From Bondville to Bondville in Four Days: A Buggy Trip to Nowhere in 1959

The Last Hill

A few years before I married my first husband, Don Knox, my cousins Edie & Bob McNair gave up the collecting of old cars as too expensive and transferred their interest to the acquisition of old horse drawn vehicles and related items which could then be gotten for little or nothing. Being myself a horse person enamored of old stuff in general, I had by then begun my own accumulation of horse related artifacts including a couple of old buggies and a sleigh. We all began to spend time looking through barn windows, crawling through barn lofts and basements and watching for yard “decorations” seeking unwanted restorable vehicles. My father and I had also unsuccessfully tried to teach my mare to drive, resulting in a grand runaway and the total disintegration of the one ancient harness that we had found in the barn.
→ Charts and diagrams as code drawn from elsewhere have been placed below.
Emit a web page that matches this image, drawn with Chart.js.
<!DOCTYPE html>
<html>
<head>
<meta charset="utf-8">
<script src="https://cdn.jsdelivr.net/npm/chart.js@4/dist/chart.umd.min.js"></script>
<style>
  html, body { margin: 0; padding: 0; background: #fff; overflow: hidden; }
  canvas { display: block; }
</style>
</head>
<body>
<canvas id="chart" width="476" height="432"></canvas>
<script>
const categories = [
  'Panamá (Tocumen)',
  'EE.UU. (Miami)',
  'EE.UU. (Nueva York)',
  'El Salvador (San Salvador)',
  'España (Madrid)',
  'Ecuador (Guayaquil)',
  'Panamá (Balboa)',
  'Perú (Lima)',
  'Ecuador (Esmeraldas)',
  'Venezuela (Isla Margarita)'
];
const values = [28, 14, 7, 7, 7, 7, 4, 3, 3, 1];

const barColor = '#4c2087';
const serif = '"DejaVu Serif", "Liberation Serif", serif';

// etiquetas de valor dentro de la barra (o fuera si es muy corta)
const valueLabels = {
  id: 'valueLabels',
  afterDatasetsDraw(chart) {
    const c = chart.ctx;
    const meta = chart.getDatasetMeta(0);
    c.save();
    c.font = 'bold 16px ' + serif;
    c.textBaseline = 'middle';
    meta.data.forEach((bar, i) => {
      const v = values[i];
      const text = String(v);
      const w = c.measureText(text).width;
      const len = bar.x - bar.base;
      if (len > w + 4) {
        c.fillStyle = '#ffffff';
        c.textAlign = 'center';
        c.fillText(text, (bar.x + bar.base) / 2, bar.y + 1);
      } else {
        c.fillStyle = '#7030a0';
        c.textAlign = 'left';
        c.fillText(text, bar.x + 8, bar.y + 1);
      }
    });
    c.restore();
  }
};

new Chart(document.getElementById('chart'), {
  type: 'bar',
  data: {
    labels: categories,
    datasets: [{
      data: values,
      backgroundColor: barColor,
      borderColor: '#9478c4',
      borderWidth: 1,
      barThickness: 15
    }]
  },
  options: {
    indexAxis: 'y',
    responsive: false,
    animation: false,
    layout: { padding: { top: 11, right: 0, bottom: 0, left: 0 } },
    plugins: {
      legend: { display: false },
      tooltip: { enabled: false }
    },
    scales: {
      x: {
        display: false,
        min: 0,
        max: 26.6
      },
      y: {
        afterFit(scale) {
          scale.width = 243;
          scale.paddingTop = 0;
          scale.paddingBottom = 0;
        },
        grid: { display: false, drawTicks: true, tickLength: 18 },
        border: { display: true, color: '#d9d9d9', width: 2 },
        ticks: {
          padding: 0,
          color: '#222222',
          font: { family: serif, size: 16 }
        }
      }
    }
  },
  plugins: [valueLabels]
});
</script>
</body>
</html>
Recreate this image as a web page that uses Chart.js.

It also frightened the horse too much to ever be driven again.

In the year following our marriage, Edie and Bob suggested that we all go on a buggy trip together in Vermont during the summer of 1959, and we began to make plans. Don and I spent weekends at my parent’s farm in Connecticut cleaning up and repainting a buggy and trying to locate a horse to pull it. No horse could be found in that nearly horseless time and place and it was finally decided that we would all go together in the McNair’s very light seaside surrey pulled by their four year old grade Morgan Jeckie.

Newfane

When Don and I arrived at the my Aunt’s family summer farm in Bondville, Vermont all was the usual last minute chaos. Edie was tacking down new upholstery on the buggy seats and Bob was fussing about trying to attach a platform he had made to hang on the back of the buggy and hold a large covered basket for supplies. Everything else: sleeping bags, backpacking tents, clothing and cooking gear was to go under the seats and around our feet. A bucket was hung under the buggy both for watering the horse and to carry his grain. Everything had to be kept to the minimum as with four people it was already a heavy load for one horse to pull up and down the hills of Vermont. We finally got the last minute things fixed, the buggy packed and the horse harnessed, all while surrounded by a crowd of helping siblings and watching young cousins, and managed to get off – almost on time.

Making hay with horses

Bob had planned the route for the four day trip using geodetic survey maps and took us by as many back roads as possible. It was on one of those old roads that we came upon hay makers using horses to do the work, and were invited to see the fine sleigh they had in their barn. We drove through historic Newfane and spent the first night camped in the yard of an empty house belonging to friends. Jeckie was staked out on a long rope that night and Edie found him in the morning totally tied up in it like some sort of a huge breathing package. Being a sensible animal he had waited for help rather than struggling against the rope and hurting himself. The only result of this misadventure of his was a desire on his part to get out of there FAST. Once hitched and with Edie in the buggy he took off like a rocket and she had to circle him back twice to get us all aboard. Don and I leapt in so fast from opposite sides that we cracked our heads together in the center and nearly died laughing as Jeckie shot down the road.

I can no longer remember our exact route, but I do know that we visited a small carriage collection belonging to McNair friends where Bob drooled over an ancient shay, and on another day drove through the Dummerston bridge over the West River and on to someone’s cousin Grace’s summer farm where we crawled through her huge barn tightly packed with a treasure trove of antique horse drawn vehicles of all kinds. Among them was a huge yellow road coach like sleigh with brakes that were claws designed to dig into the road ice. On our way back through the bridge we totally astonished the ice cream stand, which then stood at the Rt 30 end, by driving up and ordering cones. We were a sensation everywhere we went. Children followed us down the road and sat on curbs staring when we stopped to buy food. When we unhitched Jeckie and went swimming in a favorite local place under a covered bridge people were amazed. In those days no one had ever seen people
driving a horse for pleasure. We were an event!

Don driving through countryside

After four days of leisurely driving along country roads enjoying the contrast between our historic transport and the jets leaving trails in the sky above, we returned to the farm, walking up the last hills, as we had many hills before, to spare the tired horse. It was only after we returned that we discovered that it was quite a major trip for a horse who was only a four year old. We were lucky that Jeckie was such a durable fellow and was able go on to give the family the many more years of driving pleasure that followed.